Stored records:

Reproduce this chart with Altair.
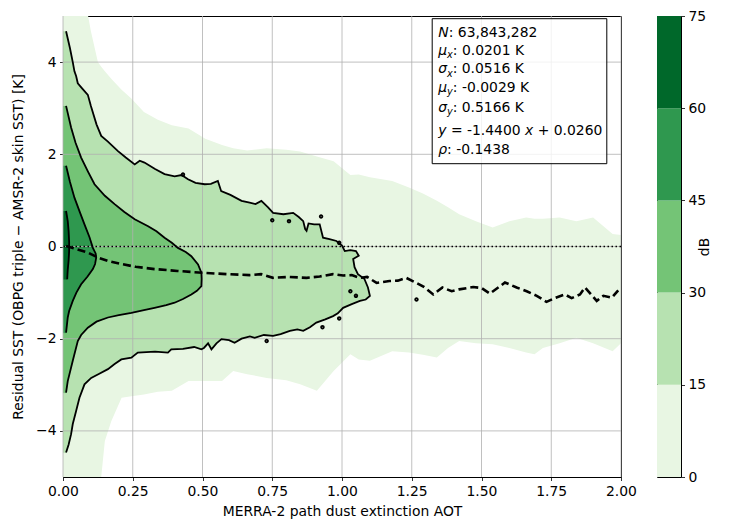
import altair as alt
import pandas as pd

# ---------------- data ----------------
x_ticks = [0.0, 0.25, 0.5, 0.75, 1.0, 1.25, 1.5, 1.75, 2.0]
y_ticks = [-4, -2, 0, 2, 4]
cbar_ticks = [0, 15, 30, 45, 60, 75]
level_lo = [0, 15, 30, 45, 60]
level_hi = [15, 30, 45, 60, 75]
level_colors = ["#e8f6e3", "#b7e2b1", "#74c476", "#2f984f", "#00682a"]

# outermost (0-15 dB) filled band: lower / upper edge versus AOT
light_x = [0.0, 0.09, 0.1, 0.125, 0.137, 0.15, 0.173, 0.21, 0.245, 0.29,
           0.34, 0.39, 0.45, 0.51, 0.57, 0.61, 0.66, 0.73, 0.80, 0.85,
           0.91, 0.97, 1.03, 1.06, 1.10, 1.18, 1.24, 1.29, 1.34, 1.38,
           1.42, 1.48, 1.54, 1.60, 1.66, 1.69, 1.72, 1.78, 1.84, 1.90,
           1.97, 2.0]
light_top = [5, 5, 4.67, 4.0, 3.9, 3.8, 3.64, 3.4, 3.21, 2.92,
             2.75, 2.63, 2.56, 2.34, 2.2, 2.13, 2.08, 2.13, 2.1, 2.06,
             1.95, 1.85, 1.55, 1.56, 1.5, 1.42, 1.28, 1.15, 0.99, 0.85,
             0.7, 0.55, 0.41, 0.55, 0.63, 0.6, 0.6, 0.63, 0.55, 0.63,
             0.27, 0.25]
light_bot = [-5, -5, -5, -5, -5, -4.22, -3.79, -3.28, -3.25, -3.21,
             -3.15, -3.13, -2.92, -2.92, -2.92, -2.7, -2.77, -2.85, -2.9, -2.99,
             -3.13, -2.7, -2.34, -2.45, -2.48, -2.27, -2.3, -2.35, -2.41, -2.2,
             -2.05, -2.1, -2.12, -2.2, -2.3, -2.34, -2.2, -2.1, -1.98, -2.1,
             -2.27, -2.1]

# 15 dB contour (path from top-left round to bottom-left)
c15_x = [0.011, 0.025, 0.035, 0.041, 0.047, 0.053, 0.07, 0.089, 0.1, 0.12,
         0.137, 0.16, 0.197, 0.225, 0.257, 0.275, 0.292, 0.33, 0.364, 0.40,
         0.425, 0.448, 0.475, 0.508, 0.53, 0.555, 0.567, 0.60, 0.64, 0.669,
         0.69, 0.711, 0.735, 0.753, 0.79, 0.825, 0.845, 0.861, 0.868, 0.873,
         0.88, 0.90, 0.92, 0.932, 0.955, 0.98, 1.0, 1.01, 1.03, 1.05,
         1.06, 1.04, 1.045, 1.057, 1.08, 1.093, 1.10, 1.085, 1.064, 1.035,
         1.004, 0.985, 0.968, 0.94, 0.908, 0.885, 0.861, 0.84, 0.813, 0.78,
         0.753, 0.72, 0.687, 0.67, 0.64, 0.615, 0.595, 0.568, 0.55, 0.532,
         0.52, 0.505, 0.496, 0.47, 0.43, 0.388, 0.376, 0.33, 0.268, 0.245,
         0.209, 0.185, 0.161, 0.13, 0.101, 0.077, 0.059, 0.047, 0.035, 0.029,
         0.02, 0.011]
c15_y = [4.67, 4.3, 4.0, 3.8, 3.7, 3.54, 3.42, 3.29, 3.05, 2.65,
         2.4, 2.28, 2.07, 1.93, 1.78, 1.86, 1.82, 1.68, 1.57, 1.52,
         1.55, 1.46, 1.38, 1.35, 1.36, 1.42, 1.2, 1.12, 0.99, 0.95,
         0.92, 0.99, 0.85, 0.73, 0.70, 0.73, 0.64, 0.55, 0.38, 0.34,
         0.50, 0.48, 0.48, 0.19, 0.16, 0.12, 0.02, -0.1, -0.08, -0.1,
         -0.2, -0.27, -0.45, -0.6, -0.7, -0.89, -1.07, -1.15, -1.18, -1.25,
         -1.33, -1.45, -1.51, -1.58, -1.65, -1.75, -1.83, -1.80, -1.83, -1.9,
         -1.94, -1.92, -1.98, -1.95, -2.0, -2.09, -2.03, -2.01, -2.1, -2.23,
         -2.1, -2.2, -2.23, -2.18, -2.22, -2.23, -2.30, -2.28, -2.30, -2.41,
         -2.45, -2.55, -2.66, -2.76, -2.85, -2.99, -3.28, -3.57, -3.85, -4.07,
         -4.3, -4.47]

# 30 dB contour
c30_x = [0.011, 0.029, 0.045, 0.065, 0.09, 0.113, 0.15, 0.185, 0.22, 0.257,
         0.305, 0.335, 0.364, 0.39, 0.412, 0.44, 0.46, 0.484, 0.496, 0.497,
         0.496, 0.48, 0.46, 0.43, 0.4, 0.37, 0.328, 0.29, 0.245, 0.2,
         0.161, 0.12, 0.089, 0.065, 0.053, 0.035, 0.017, 0.011]
c30_y = [3.05, 2.58, 2.25, 1.93, 1.62, 1.35, 1.1, 0.92, 0.75, 0.59,
         0.44, 0.33, 0.19, 0.08, -0.03, -0.12, -0.21, -0.39, -0.57, -0.7,
         -0.86, -0.96, -1.04, -1.14, -1.22, -1.27, -1.33, -1.38, -1.44, -1.49,
         -1.54, -1.63, -1.76, -1.92, -2.05, -2.48, -2.92, -3.17]

# 45 dB contour
c45_x = [0.011, 0.025, 0.041, 0.06, 0.077, 0.095, 0.107, 0.117, 0.119, 0.115,
         0.107, 0.088, 0.065, 0.048, 0.035, 0.022, 0.017, 0.011]
c45_y = [1.75, 1.4, 1.06, 0.75, 0.48, 0.2, -0.03, -0.15, -0.24, -0.38,
         -0.49, -0.65, -0.82, -1.0, -1.18, -1.4, -1.54, -1.87]

# 60 dB contour
c60_x = [0.011, 0.017, 0.02, 0.022, 0.022, 0.02, 0.017, 0.015]
c60_y = [0.77, 0.55, 0.34, 0.1, -0.1, -0.31, -0.5, -0.71]

# small isolated 15 dB contour islands
island_x = [0.43, 0.75, 0.81, 0.925, 0.99, 0.73, 0.93, 0.99, 1.03, 1.05, 1.267]
island_y = [1.56, 0.57, 0.55, 0.65, 0.08, -2.05, -1.75, -1.56, -0.97, -1.07, -1.15]

# conditional mean residual (dashed)
mean_x = [0.011, 0.05, 0.089, 0.125, 0.16, 0.209, 0.26, 0.328, 0.41, 0.5,
          0.59, 0.669, 0.71, 0.753, 0.81, 0.873, 0.92, 0.968, 1.004, 1.035,
          1.064, 1.09, 1.124, 1.17, 1.2, 1.23, 1.267, 1.295, 1.327, 1.36,
          1.393, 1.42, 1.47, 1.5, 1.53, 1.567, 1.584, 1.626, 1.662, 1.698,
          1.733, 1.763, 1.799, 1.823, 1.853, 1.871, 1.913, 1.937, 1.967, 1.99]
mean_y = [0.01, -0.06, -0.13, -0.24, -0.31, -0.38, -0.44, -0.49, -0.53, -0.57,
          -0.6, -0.62, -0.6, -0.68, -0.66, -0.68, -0.65, -0.6, -0.63, -0.62,
          -0.68, -0.66, -0.79, -0.75, -0.74, -0.68, -0.79, -0.88, -1.04, -0.89,
          -0.97, -0.93, -0.88, -0.9, -1.02, -0.86, -0.78, -0.89, -0.97, -1.07,
          -1.2, -1.12, -1.04, -1.12, -1.04, -0.89, -1.18, -1.07, -1.11, -0.95]

# statistics box: (text, style) pieces per line
stats_lines = [
    [("N", "i"), (": 63,843,282", "n")],
    [("μ", "i"), ("x", "s"), (": 0.0201 K", "n")],
    [("σ", "i"), ("x", "s"), (": 0.0516 K", "n")],
    [("μ", "i"), ("y", "s"), (": -0.0029 K", "n")],
    [("σ", "i"), ("y", "s"), (": 0.5166 K", "n")],
    [("y", "i"), (" = -1.4400 ", "n"), ("x", "i"), (" + 0.0260", "n")],
    [("ρ", "i"), (": -0.1438", "n")],
]

# ---------------- styling ----------------
FONT = "DejaVu Sans"
FS = 13.9
SUB = 9.7
W, H = 558, 461

GLYPH = {" ": 651, ":": 690, ",": 651, ".": 651, "-": 739, "=": 1716, "+": 1716,
         "K": 1343, "N": 1532, "x": 1212, "y": 1212, "μ": 1298, "σ": 1274, "ρ": 1300}


def text_width(s, size):
    return sum(GLYPH.get(c, 1303) for c in s) / 2048.0 * size


xsc = alt.Scale(domain=[0, 2], nice=False, zero=False, padding=0)
ysc = alt.Scale(domain=[-5, 5], nice=False, zero=False, padding=0)
xaxis = alt.Axis(values=x_ticks, format=".2f", title="MERRA-2 path dust extinction AOT",
                 titlePadding=7)
yaxis = alt.Axis(values=y_ticks, format="d",
                 title="Residual SST (OBPG triple − AMSR-2 skin SST) [K]", titlePadding=10)


def X(field="x"):
    return alt.X(field, type="quantitative", scale=xsc, axis=xaxis)


def Y(field="y"):
    return alt.Y(field, type="quantitative", scale=ysc, axis=yaxis)


def path_df(xs, ys):
    return pd.DataFrame({"x": xs, "y": ys, "i": list(range(len(xs)))})


def polygon_df(xs, ys):
    # contour path closed along the y axis (x = 0)
    px = list(xs) + [0.0, 0.0]
    py = list(ys) + [ys[-1], ys[0]]
    return path_df(px, py)


layers = []

light_df = pd.DataFrame({"x": light_x, "top": light_top, "bot": light_bot})
layers.append(alt.Chart(light_df).mark_area(color=level_colors[0], orient="vertical", clip=True)
              .encode(x=X(), y=Y("top"), y2="bot"))

contours = [(c15_x, c15_y), (c30_x, c30_y), (c45_x, c45_y), (c60_x, c60_y)]
for k, (cx, cy) in enumerate(contours):
    layers.append(alt.Chart(polygon_df(cx, cy))
                  .mark_line(fill=level_colors[k + 1], stroke=level_colors[k + 1], strokeWidth=0.5, clip=True)
                  .encode(x=X(), y=Y(), order="i:Q"))

# grid lines (above the fills, below the contour lines)
layers.append(alt.Chart(pd.DataFrame({"x": x_ticks})).mark_rule(color="#b0b0b0", strokeWidth=0.8)
              .encode(x=X()))
layers.append(alt.Chart(pd.DataFrame({"y": y_ticks})).mark_rule(color="#b0b0b0", strokeWidth=0.8)
              .encode(y=Y()))

for cx, cy in contours:
    layers.append(alt.Chart(path_df(cx, cy)).mark_line(color="black", strokeWidth=1.8, clip=True)
                  .encode(x=X(), y=Y(), order="i:Q"))

layers.append(alt.Chart(pd.DataFrame({"x": island_x, "y": island_y}))
              .mark_point(shape="circle", size=7, color="black", strokeWidth=1.8, filled=False, opacity=1)
              .encode(x=X(), y=Y()))

layers.append(alt.Chart(pd.DataFrame({"y": [0]})).mark_rule(color="black", strokeDash=[1.5, 2.5], strokeWidth=1.5)
              .encode(y=Y()))

layers.append(alt.Chart(path_df(mean_x, mean_y)).mark_line(color="black", strokeDash=[8, 4], strokeWidth=2.6, clip=True)
              .encode(x=X(), y=Y(), order="i:Q"))

one = pd.DataFrame({"a": [0]})
layers.append(alt.Chart(one).mark_rect(fill="white", fillOpacity=0.8, stroke="black", strokeWidth=1)
              .encode(x=alt.value(369.2), x2=alt.value(543.8), y=alt.value(2.7), y2=alt.value(147.7)))

baselines = [20.7, 39.0, 57.3, 76.0, 95.5, 119.0, 137.7]
TX0 = 375.3
for line, by in zip(stats_lines, baselines):
    px = TX0
    for s, style in line:
        if style == "s":
            size, dy, fstyle = SUB, 3.2, "italic"
        elif style == "i":
            size, dy, fstyle = FS, 0, "italic"
        else:
            size, dy, fstyle = FS, 0, "normal"
        lead = len(s) - len(s.lstrip(" "))
        layers.append(alt.Chart(one).mark_text(align="left", baseline="alphabetic", font=FONT,
                                               fontSize=size, fontStyle=fstyle, color="black")
                      .encode(x=alt.value(px + text_width(" " * lead, size)), y=alt.value(by + dy),
                              text=alt.value(s.strip(" "))))
        px += text_width(s, size)

main = alt.layer(*layers).properties(width=W, height=H)

cbar_df = pd.DataFrame({"lo": level_lo, "hi": level_hi})
cbar = alt.Chart(cbar_df).mark_rect().encode(
    y=alt.Y("lo:Q", scale=alt.Scale(domain=[0, 75], nice=False, padding=0),
            axis=alt.Axis(orient="right", values=cbar_ticks, title="dB", titleAngle=270,
                          titlePadding=6, format="d")),
    y2="hi:Q",
    color=alt.Color("lo:O", scale=alt.Scale(domain=level_lo, range=level_colors), legend=None),
).properties(width=24, height=H)

chart = alt.hconcat(main, cbar, spacing=36, bounds="flush").properties(
    padding={"left": 3, "top": 0, "right": 0, "bottom": 5}
).configure_view(stroke="black", strokeWidth=1).configure_axis(
    grid=False, domain=False, tickColor="black", tickSize=3.5, tickWidth=0.8,
    labelColor="black", labelFont=FONT, labelFontSize=FS, labelPadding=3.5, labelFlush=False,
    titleColor="black", titleFont=FONT, titleFontSize=FS, titleFontWeight="normal",
)

chart.save("out.html", embed_options={"renderer": "svg", "actions": False})
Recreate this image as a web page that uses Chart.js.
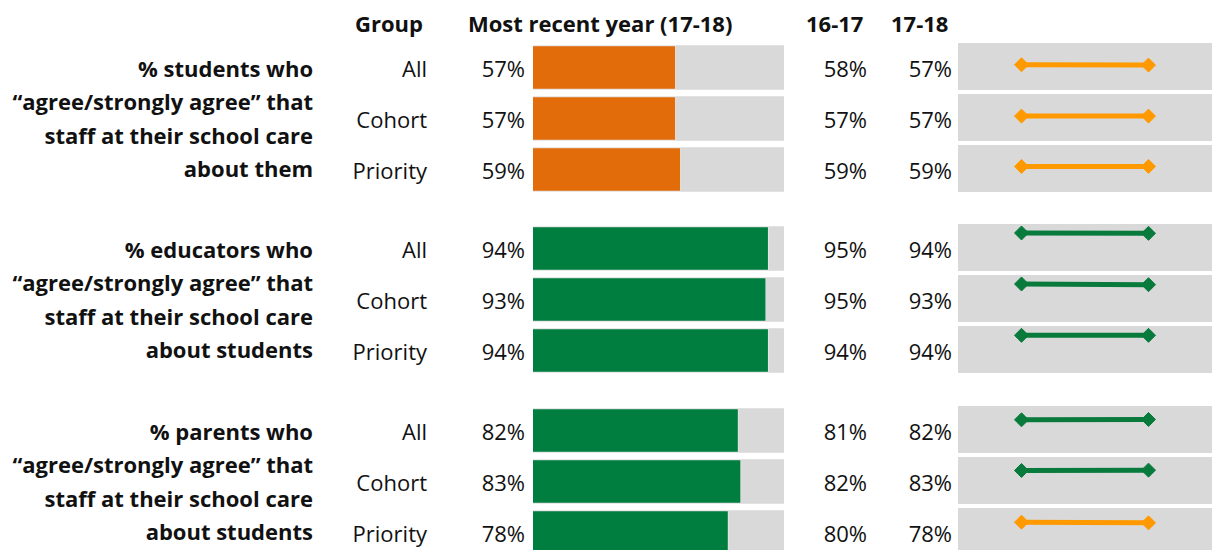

EXERCISE AIM | Repeat the listing above up to and including the line with "import pandas as pd", starting from its first line. Drop any pictures.

ANSWER TO THIS TASK |
Reproduce this chart with Altair.
import altair as alt
import pandas as pd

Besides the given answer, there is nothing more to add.